A FRESHMAN-YEAR requirement, venerable with age, will no longer be part of the curriculum after the present academic year. The course in Hygiene, required of all freshmen since the turn of the century, and known by a variety of shorter and more colorful names, will be replaced by a new required course, tentatively entitled "The Individual and the College" and designed to help freshmen "to participate responsibly in college life."

The new course, debated over the past five years, is an outstanding example of a curriculum change brought about through the cooperative efforts of faculty and students. "The Individual and the College" will have the general objectives of the course originally proposed as a substitute for Hygiene by the Academic Committee of the Undergraduate Council, and will have a course outline recommended to the faculty Committee on Educational Policy by an ad hoc committee, headed by Prof. James F. Cusick. Professors Davidson, Gramlich and Pollard, Dean Morse, Assistant Dean Kiendl and Milton S. Kramer '54 also served on this special committee.

With the backing of the Committee on Educational Policy and the Executive Committee of the Faculty, the new course was presented to the full faculty on January 20 and was adopted as a substitute for Hygiene 1-2 as a requirement for the degree. "The Individual and the College" will meet twice weekly during the first semester and will carry one semester-hour credit. This will involve a reduction in the degree requirement from 122 to 121 semester-hours beginning with the Class of 1958.

As described by the Committee on Educational Policy, "the first portion of the course is concerned with the student's most effective use of his academic opportunities at Dartmouth; the second with selected topics in physical hygiene; and the third with topics concerning the attainment of maturity, as indicated in social responsibility and in a wholesome emotional and social outlook on life and its problems."

The C.E.P. also had this to say about the general purposes of the course:

It is the judgment of the Committee on Educational Policy, based upon the experience at Dartmouth and elsewhere, that there is a clear need for a more effective way of helping undergraduates to make the transition from home and secondary school to life in a residential college. The Committee recognizes that this problem is exceedingly complex and that there is not likely to be any single solution that will be completely satisfactory. It recognizes also that other actions taken by the College, such as the strengthening of the student counseling and advisory services, may well be of more basic value, especially in individual cases. It believes, however, that the proposed course can help to accomplish three objectives which, in its judgment, are highly important, have educational value, and are not likely to be met by other means. These objectives are:

1. To communicate to freshmen as clearly and effectively as possible at least the elementary concepts of the purposes, opportunities, and meaning of a liberal education.

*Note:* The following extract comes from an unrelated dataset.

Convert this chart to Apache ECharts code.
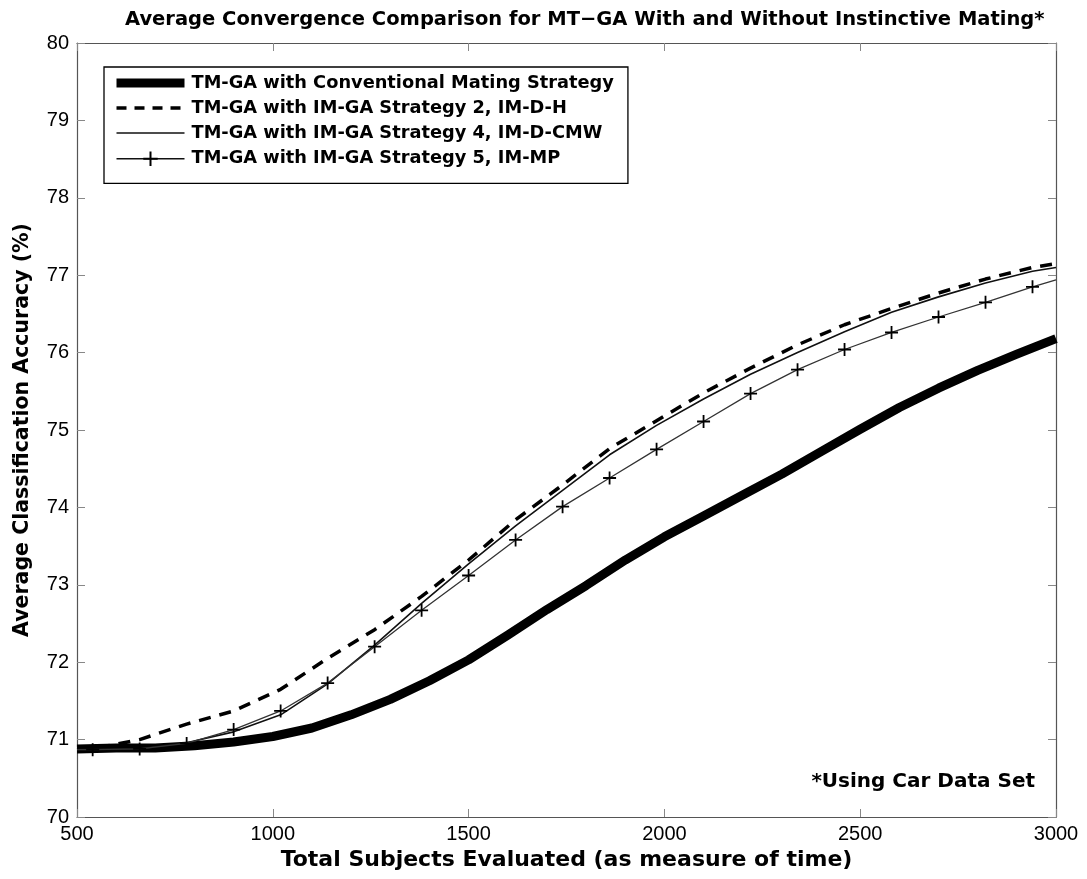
<!DOCTYPE html>
<html>
<head>
<meta charset="utf-8">
<script src="https://cdn.jsdelivr.net/npm/echarts@6/dist/echarts.min.js"></script>
<style>
html,body{margin:0;padding:0;background:#fff;}
#chart{width:1087px;height:879px;}
</style>
</head>
<body>
<div id="chart"></div>
<script>
// ---- data ----
const seriesNames = [
  'TM-GA with Conventional Mating Strategy',
  'TM-GA with IM-GA Strategy 2, IM-D-H',
  'TM-GA with IM-GA Strategy 4, IM-D-CMW',
  'TM-GA with IM-GA Strategy 5, IM-MP'
];
const xConv = [500,600,700,800,900,1000,1100,1200,1300,1400,1500,1600,1700,1800,1900,2000,2100,2200,2300,2400,2500,2600,2700,2800,2900,3000];
const yConv = [70.88,70.89,70.89,70.92,70.97,71.04,71.15,71.32,71.52,71.76,72.03,72.35,72.68,72.99,73.32,73.62,73.89,74.16,74.43,74.72,75.01,75.29,75.54,75.77,75.98,76.18];
const xIM = [500,540,660,780,900,1020,1140,1260,1380,1500,1620,1740,1860,1980,2100,2220,2340,2460,2580,2700,2820,2940,3000];
const yDH  = [70.87,70.88,71.00,71.20,71.37,71.65,72.05,72.42,72.85,73.32,73.84,74.29,74.76,75.12,75.48,75.80,76.10,76.36,76.57,76.77,76.95,77.10,77.15];
const yCMW = [70.87,70.87,70.88,70.96,71.10,71.32,71.72,72.22,72.76,73.27,73.76,74.22,74.68,75.06,75.40,75.72,76.00,76.27,76.52,76.72,76.90,77.05,77.10];
const yMP  = [70.87,70.87,70.88,70.95,71.13,71.37,71.73,72.20,72.67,73.12,73.58,74.01,74.38,74.75,75.11,75.47,75.78,76.04,76.26,76.46,76.65,76.85,76.94];
const xTicks = [500,1000,1500,2000,2500,3000];
const yTicks = [70,71,72,73,74,75,76,77,78,79,80];

const pair = (xs, ys) => xs.map((x, i) => [x, ys[i]]);
const mpData = xIM.map((x, i) => {
  const item = { value: [x, yMP[i]] };
  if (x === 500 || x === 3000) item.symbol = 'none';
  return item;
});

const FONT = '"Liberation Sans", Arial, Helvetica, sans-serif';
const BFONT = '"DejaVu Sans", "Liberation Sans", Arial, sans-serif';
const chart = echarts.init(document.getElementById('chart'), null, { renderer: 'canvas' });

const axisCommon = {
  axisLine: { show: true, lineStyle: { color: '#555', width: 1.2 } },
  axisTick: { show: true, inside: true, length: 8, lineStyle: { color: '#888', width: 1 } },
  splitLine: { show: false }
};
const plainLabel = v => String(v);

chart.setOption({
  animation: false,
  backgroundColor: '#fff',
  title: {
    text: 'Average Convergence Comparison for MT\u2212GA With and Without Instinctive Mating*',
    left: 120,
    top: 5,
    textStyle: { fontFamily: BFONT, fontSize: 19.5, fontWeight: 'bold', color: '#000' }
  },
  legend: {
    orient: 'vertical',
    left: 104,
    top: 67,
    padding: [7, 14, 15, 8],
    itemGap: 7,
    itemWidth: 68,
    itemHeight: 18,
    borderColor: '#000',
    borderWidth: 1.3,
    backgroundColor: '#fff',
    textStyle: { fontFamily: BFONT, fontSize: 17.8, fontWeight: 'bold', color: '#000', padding: [0, 0, 0, 2] },
    data: [
      { name: seriesNames[0], itemStyle: { opacity: 0 }, lineStyle: { width: 9, color: '#000', opacity: 1 } },
      { name: seriesNames[1], itemStyle: { opacity: 0 }, lineStyle: { width: 3.5, color: '#000', type: [10, 8], opacity: 1 } },
      { name: seriesNames[2], itemStyle: { opacity: 0 }, lineStyle: { width: 1.6, color: '#111', opacity: 1 } },
      { name: seriesNames[3], lineStyle: { width: 1.6, color: '#111' } }
    ]
  },
  grid: { left: 77, right: 31, top: 43, bottom: 62, containLabel: false },
  xAxis: [
    Object.assign({}, axisCommon, {
      type: 'value', min: xTicks[0], max: xTicks[xTicks.length - 1], interval: 500, position: 'bottom',
      name: 'Total Subjects Evaluated (as measure of time)',
      nameLocation: 'middle', nameGap: 32,
      nameTextStyle: { fontFamily: BFONT, fontSize: 22, fontWeight: 'bold', color: '#000' },
      axisLabel: { fontFamily: FONT, fontSize: 20, color: '#000', margin: 7, formatter: plainLabel }
    }),
    Object.assign({}, axisCommon, {
      type: 'value', min: xTicks[0], max: xTicks[xTicks.length - 1], interval: 500, position: 'top',
      axisLabel: { show: false }
    })
  ],
  yAxis: [
    Object.assign({}, axisCommon, {
      type: 'value', min: yTicks[0], max: yTicks[yTicks.length - 1], interval: 1, position: 'left',
      name: 'Average Classification Accuracy (%)',
      nameLocation: 'middle', nameGap: 44,
      nameTextStyle: { fontFamily: BFONT, fontSize: 20.5, fontWeight: 'bold', color: '#000' },
      axisLabel: { fontFamily: FONT, fontSize: 20, color: '#000', margin: 8, formatter: plainLabel }
    }),
    Object.assign({}, axisCommon, {
      type: 'value', min: yTicks[0], max: yTicks[yTicks.length - 1], interval: 1, position: 'right',
      axisLabel: { show: false }
    })
  ],
  graphic: [
    {
      type: 'text', right: 52, top: 772,
      style: { text: '*Using Car Data Set', fontFamily: BFONT, fontSize: 20, fontWeight: 'bold', fill: '#000' }
    }
  ],
  series: [
    {
      name: seriesNames[0], type: 'line', data: pair(xConv, yConv),
      xAxisIndex: 0, yAxisIndex: 0, smooth: false, showSymbol: false,
      lineStyle: { color: '#000', width: 9, cap: 'butt', join: 'round' },
      itemStyle: { color: '#000' }, z: 2
    },
    {
      name: seriesNames[1], type: 'line', data: pair(xIM, yDH),
      xAxisIndex: 0, yAxisIndex: 0, showSymbol: false,
      lineStyle: { color: '#000', width: 3.5, type: [12, 9] },
      itemStyle: { color: '#000' }, z: 3
    },
    {
      name: seriesNames[2], type: 'line', data: pair(xIM, yCMW),
      xAxisIndex: 0, yAxisIndex: 0, showSymbol: false,
      lineStyle: { color: '#111', width: 1.6 },
      itemStyle: { color: '#000' }, z: 4
    },
    {
      name: seriesNames[3], type: 'line', data: mpData,
      xAxisIndex: 0, yAxisIndex: 0, showSymbol: true,
      symbol: 'path://M0,-10L0,10M-10,0L10,0', symbolSize: 13,
      lineStyle: { color: '#333', width: 1.3 },
      itemStyle: { color: 'none', borderColor: '#000', borderWidth: 1.8 }, z: 5
    }
  ]
});
</script>
</body>
</html>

2. To provide information that will be useful to students in maintaining normal health.

3. To relate what is known about the development of responsible behavior to the problems that confront students in their early college years.

While completely a faculty action in its final stages, the new freshman requirement is nevertheless a tribute to the intelligent and conscientious work of the Academic Committees of the Undergraduate Council in recent years. Probably not since the report on undergraduate education by a senior committee in 1924 have Dartmouth students exerted such a mature and fruitful influence upon the educational program of the College.